====== Collected material ======

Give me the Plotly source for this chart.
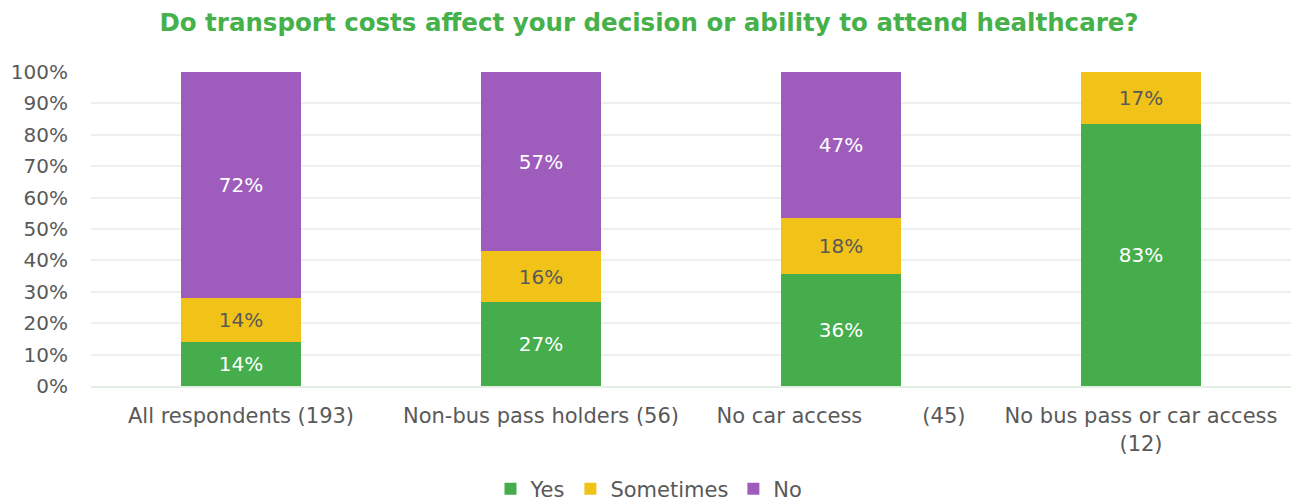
import plotly.graph_objects as go

# Survey groups (respondent counts in brackets)
categories = [
    "All respondents (193)",
    "Non-bus pass holders (56)",
    "No car access" + "\u00a0" * 9 + "(45)",
    "No bus pass or car access<br>(12)",
]

# Share of respondents per answer, in percent
yes_pct = [14.0, 26.8, 35.6, 83.3]
sometimes_pct = [14.0, 16.1, 17.8, 16.7]
no_pct = [72.0, 57.1, 46.7, None]

y_ticks = [0, 10, 20, 30, 40, 50, 60, 70, 80, 90, 100]
y_tick_labels = [f"{v}%" for v in y_ticks]

FONT = "DejaVu Sans"
TEXT_GREY = "#595959"

series = [
    ("Yes", yes_pct, "#46AD4D", "white"),
    ("Sometimes", sometimes_pct, "#F1C318", TEXT_GREY),
    ("No", no_pct, "#9E5CBD", "white"),
]

fig = go.Figure()
for name, values, colour, label_colour in series:
    fig.add_trace(go.Bar(
        name=name,
        x=categories,
        y=values,
        marker=dict(color=colour, line=dict(width=0)),
        texttemplate="%{y:.0f}%",
        textposition="inside",
        insidetextanchor="middle",
        textangle=0,
        textfont=dict(family=FONT, size=20, color=label_colour),
        hoverinfo="skip",
    ))

fig.update_layout(
    barmode="stack",
    bargap=0.6,
    width=1298,
    height=501,
    margin=dict(l=91, r=7, t=72, b=115, autoexpand=False),
    paper_bgcolor="white",
    plot_bgcolor="white",
    font=dict(family=FONT, color=TEXT_GREY, size=20),
    title=dict(
        text="<b>Do transport costs affect your decision or ability to attend healthcare?</b>",
        x=0.5,
        xanchor="center",
        y=0.955,
        yanchor="middle",
        font=dict(family=FONT, size=24.5, color="#46B04A"),
    ),
    legend=dict(
        orientation="h",
        x=0.5,
        xanchor="center",
        xref="container",
        y=0.024,
        yanchor="middle",
        yref="container",
        font=dict(family=FONT, size=21, color=TEXT_GREY),
        itemwidth=30,
        traceorder="normal",
    ),
    showlegend=True,
)

fig.update_xaxes(
    showgrid=False,
    showline=True,
    linecolor="#E3EFE3",
    linewidth=2,
    tickfont=dict(family=FONT, size=21, color=TEXT_GREY),
    ticklabelstandoff=10,
)

fig.update_yaxes(
    range=[0, 100],
    tickvals=y_ticks,
    ticktext=y_tick_labels,
    showgrid=True,
    gridcolor="#EFEFEF",
    gridwidth=2,
    zeroline=False,
    tickfont=dict(family=FONT, size=20, color=TEXT_GREY),
    ticklabelstandoff=22,
)

fig.write_html("out.html")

======

*Work to be completed*: Starting at the top of the listing above, please restate word for word each line up to and including the one that holds "no_pct = [72.0, 57.1, 46.7, None]", omitting every image.

*Solution to the problem*:
Give me the Plotly source for this chart.
import plotly.graph_objects as go

# Survey groups (respondent counts in brackets)
categories = [
    "All respondents (193)",
    "Non-bus pass holders (56)",
    "No car access" + "\u00a0" * 9 + "(45)",
    "No bus pass or car access<br>(12)",
]

# Share of respondents per answer, in percent
yes_pct = [14.0, 26.8, 35.6, 83.3]
sometimes_pct = [14.0, 16.1, 17.8, 16.7]
no_pct = [72.0, 57.1, 46.7, None]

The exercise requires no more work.